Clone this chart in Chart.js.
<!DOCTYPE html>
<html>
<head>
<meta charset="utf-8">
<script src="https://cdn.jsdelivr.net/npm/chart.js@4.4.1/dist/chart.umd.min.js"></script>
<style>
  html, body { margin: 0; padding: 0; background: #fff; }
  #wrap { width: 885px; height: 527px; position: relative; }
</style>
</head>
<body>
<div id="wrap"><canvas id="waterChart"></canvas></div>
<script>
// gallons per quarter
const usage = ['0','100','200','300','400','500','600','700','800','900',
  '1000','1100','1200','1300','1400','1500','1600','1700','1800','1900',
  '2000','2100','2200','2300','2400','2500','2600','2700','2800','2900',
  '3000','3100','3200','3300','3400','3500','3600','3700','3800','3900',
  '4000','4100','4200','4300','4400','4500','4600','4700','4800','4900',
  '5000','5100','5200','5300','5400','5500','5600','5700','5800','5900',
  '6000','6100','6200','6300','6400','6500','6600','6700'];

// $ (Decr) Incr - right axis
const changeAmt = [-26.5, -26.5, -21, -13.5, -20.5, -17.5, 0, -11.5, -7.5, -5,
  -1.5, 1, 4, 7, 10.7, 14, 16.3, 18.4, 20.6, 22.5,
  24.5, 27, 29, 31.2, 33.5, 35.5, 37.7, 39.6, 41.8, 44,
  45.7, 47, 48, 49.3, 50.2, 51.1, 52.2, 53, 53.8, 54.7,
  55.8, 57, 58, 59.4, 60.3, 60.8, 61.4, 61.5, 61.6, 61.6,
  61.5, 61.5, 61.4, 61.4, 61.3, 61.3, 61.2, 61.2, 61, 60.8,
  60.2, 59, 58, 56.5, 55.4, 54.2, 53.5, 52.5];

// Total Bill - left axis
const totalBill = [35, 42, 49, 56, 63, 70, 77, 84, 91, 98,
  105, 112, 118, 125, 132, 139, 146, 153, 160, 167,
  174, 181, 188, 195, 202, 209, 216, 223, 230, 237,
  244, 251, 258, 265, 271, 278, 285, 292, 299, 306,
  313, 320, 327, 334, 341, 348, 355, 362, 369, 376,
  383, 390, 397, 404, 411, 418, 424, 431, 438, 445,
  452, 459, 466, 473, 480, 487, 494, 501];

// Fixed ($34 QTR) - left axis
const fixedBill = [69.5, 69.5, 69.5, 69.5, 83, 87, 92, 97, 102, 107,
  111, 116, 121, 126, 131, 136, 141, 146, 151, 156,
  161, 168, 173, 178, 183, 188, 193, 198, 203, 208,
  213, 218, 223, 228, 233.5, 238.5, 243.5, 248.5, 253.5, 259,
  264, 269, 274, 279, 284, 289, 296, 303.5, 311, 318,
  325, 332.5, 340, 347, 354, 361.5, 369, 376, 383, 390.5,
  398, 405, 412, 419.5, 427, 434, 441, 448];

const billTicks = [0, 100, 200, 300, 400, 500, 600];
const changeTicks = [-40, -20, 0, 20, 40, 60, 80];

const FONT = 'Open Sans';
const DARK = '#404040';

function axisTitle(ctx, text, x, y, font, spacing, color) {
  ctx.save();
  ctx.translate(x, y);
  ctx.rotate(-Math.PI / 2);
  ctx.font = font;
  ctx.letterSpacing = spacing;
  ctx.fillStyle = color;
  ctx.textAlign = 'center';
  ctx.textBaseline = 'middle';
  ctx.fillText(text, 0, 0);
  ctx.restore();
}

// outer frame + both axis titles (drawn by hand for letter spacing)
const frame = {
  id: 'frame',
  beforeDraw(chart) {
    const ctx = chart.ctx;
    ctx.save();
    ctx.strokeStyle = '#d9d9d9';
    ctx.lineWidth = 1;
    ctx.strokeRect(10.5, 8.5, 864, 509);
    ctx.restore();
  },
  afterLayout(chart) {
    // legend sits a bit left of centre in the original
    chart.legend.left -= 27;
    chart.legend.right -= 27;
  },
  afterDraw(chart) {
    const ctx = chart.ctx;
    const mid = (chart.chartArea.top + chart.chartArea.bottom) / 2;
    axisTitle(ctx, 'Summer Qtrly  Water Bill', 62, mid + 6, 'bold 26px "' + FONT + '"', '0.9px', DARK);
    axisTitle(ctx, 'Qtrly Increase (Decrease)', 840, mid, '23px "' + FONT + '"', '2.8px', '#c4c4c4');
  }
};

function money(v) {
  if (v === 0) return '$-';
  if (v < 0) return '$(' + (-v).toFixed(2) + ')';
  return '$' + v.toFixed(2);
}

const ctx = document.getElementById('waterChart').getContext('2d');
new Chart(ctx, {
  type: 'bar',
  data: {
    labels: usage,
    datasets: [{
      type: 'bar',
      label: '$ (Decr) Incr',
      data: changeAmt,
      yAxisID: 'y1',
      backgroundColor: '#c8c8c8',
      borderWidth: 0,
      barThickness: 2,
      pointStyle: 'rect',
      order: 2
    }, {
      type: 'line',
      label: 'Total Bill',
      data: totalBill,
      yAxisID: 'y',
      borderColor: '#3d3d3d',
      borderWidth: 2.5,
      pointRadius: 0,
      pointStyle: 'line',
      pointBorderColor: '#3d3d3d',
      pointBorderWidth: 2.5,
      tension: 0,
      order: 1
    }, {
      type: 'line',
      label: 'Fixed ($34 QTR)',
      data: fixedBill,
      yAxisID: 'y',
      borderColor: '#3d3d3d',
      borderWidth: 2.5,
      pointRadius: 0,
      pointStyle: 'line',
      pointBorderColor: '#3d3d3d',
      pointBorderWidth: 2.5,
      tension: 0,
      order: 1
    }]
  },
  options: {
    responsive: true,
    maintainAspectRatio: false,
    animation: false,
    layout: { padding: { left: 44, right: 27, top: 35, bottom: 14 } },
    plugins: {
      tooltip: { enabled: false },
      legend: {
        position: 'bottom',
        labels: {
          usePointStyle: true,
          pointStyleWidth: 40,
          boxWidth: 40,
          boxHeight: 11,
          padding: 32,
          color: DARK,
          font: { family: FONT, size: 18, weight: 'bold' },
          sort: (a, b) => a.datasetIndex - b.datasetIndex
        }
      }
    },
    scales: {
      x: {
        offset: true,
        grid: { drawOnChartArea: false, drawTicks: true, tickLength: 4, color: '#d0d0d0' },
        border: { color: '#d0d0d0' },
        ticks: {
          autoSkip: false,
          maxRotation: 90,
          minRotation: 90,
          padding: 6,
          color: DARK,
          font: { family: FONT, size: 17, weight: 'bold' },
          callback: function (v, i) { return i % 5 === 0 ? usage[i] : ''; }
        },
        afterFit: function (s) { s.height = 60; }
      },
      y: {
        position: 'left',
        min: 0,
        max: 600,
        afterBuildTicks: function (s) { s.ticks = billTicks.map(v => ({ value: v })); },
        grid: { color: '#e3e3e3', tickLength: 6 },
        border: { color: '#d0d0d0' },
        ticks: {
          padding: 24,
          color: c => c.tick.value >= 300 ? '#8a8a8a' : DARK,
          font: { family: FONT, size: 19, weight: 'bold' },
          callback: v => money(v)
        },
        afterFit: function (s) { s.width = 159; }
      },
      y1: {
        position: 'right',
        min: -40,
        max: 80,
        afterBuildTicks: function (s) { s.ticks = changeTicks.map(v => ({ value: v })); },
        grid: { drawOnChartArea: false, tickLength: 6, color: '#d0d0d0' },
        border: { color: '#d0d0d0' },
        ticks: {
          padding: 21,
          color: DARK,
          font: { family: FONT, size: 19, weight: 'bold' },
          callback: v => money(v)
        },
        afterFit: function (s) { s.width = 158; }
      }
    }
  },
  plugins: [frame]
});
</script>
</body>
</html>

◇ ◇ ◇ ◇

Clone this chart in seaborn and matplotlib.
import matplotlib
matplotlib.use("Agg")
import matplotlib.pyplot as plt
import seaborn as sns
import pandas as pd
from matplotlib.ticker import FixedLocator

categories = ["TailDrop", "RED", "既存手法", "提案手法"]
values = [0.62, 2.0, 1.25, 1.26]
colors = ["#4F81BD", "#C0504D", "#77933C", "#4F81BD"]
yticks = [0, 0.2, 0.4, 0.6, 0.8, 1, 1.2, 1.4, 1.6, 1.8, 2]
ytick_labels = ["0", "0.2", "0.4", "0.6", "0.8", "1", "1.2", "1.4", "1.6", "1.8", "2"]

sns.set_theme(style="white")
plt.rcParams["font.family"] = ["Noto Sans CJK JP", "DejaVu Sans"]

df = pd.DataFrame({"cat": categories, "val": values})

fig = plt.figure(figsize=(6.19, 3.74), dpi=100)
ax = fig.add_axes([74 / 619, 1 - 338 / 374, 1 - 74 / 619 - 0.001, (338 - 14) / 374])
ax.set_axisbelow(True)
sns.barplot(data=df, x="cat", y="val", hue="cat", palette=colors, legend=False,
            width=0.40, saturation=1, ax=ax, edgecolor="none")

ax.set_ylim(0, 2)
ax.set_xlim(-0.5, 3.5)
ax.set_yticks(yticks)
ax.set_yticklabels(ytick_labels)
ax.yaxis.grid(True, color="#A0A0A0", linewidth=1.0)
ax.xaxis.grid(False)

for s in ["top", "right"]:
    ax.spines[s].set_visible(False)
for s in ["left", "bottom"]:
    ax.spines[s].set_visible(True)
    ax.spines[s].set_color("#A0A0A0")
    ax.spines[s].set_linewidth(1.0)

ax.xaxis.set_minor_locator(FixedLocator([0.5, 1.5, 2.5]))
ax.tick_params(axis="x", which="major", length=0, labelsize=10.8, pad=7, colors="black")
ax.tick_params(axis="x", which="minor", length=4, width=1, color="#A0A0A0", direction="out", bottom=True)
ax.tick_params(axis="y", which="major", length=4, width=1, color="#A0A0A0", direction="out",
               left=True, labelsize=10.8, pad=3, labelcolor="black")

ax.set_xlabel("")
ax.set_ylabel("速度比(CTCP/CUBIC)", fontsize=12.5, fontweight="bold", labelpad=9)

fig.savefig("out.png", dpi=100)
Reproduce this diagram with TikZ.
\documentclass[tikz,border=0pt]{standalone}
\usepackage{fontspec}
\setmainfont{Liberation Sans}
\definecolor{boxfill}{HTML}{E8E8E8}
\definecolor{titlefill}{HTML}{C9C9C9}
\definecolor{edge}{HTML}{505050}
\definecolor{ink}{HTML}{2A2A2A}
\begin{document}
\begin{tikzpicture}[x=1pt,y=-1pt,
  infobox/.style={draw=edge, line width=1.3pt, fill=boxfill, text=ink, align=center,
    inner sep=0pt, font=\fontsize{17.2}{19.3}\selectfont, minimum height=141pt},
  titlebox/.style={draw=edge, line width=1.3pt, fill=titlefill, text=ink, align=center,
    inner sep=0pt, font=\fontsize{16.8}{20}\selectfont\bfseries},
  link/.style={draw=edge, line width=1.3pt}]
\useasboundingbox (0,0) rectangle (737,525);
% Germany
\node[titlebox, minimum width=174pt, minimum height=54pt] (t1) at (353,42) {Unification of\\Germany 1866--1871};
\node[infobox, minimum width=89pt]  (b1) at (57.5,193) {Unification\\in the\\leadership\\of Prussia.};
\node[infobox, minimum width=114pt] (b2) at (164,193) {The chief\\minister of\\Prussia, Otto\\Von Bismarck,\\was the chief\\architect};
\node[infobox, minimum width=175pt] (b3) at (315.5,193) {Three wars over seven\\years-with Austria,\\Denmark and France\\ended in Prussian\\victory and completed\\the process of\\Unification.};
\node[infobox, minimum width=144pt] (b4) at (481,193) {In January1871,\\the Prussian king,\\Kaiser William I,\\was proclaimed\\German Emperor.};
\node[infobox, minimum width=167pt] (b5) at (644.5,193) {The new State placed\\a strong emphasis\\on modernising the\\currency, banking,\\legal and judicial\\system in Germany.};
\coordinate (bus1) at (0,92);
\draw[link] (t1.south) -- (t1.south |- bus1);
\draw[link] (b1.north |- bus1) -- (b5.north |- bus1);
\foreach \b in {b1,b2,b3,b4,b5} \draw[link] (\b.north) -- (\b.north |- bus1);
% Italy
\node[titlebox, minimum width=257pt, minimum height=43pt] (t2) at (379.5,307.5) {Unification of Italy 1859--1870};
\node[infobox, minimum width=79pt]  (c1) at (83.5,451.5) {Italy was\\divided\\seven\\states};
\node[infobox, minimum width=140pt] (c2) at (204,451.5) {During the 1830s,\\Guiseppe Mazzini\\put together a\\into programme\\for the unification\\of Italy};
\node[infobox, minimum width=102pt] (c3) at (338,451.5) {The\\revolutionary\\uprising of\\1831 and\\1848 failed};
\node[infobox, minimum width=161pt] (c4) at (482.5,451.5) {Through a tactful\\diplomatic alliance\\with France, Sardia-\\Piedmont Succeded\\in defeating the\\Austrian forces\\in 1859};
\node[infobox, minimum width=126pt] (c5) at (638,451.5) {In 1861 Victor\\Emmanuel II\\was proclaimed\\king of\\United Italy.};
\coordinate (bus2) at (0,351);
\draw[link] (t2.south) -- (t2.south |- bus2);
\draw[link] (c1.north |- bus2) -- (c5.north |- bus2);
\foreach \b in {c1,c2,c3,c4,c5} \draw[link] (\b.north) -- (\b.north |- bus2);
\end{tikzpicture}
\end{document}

◇ ◇ ◇ ◇

--- What to work on ---
Exactly and exclusively, reproduce the lines that start at the line containing "Clone this chart in seaborn and matplotlib." and end at the line containing "from matplotlib.ticker import FixedLocator", inclusive of both.

--- Reply to the task ---
Clone this chart in seaborn and matplotlib.
import matplotlib
matplotlib.use("Agg")
import matplotlib.pyplot as plt
import seaborn as sns
import pandas as pd
from matplotlib.ticker import FixedLocator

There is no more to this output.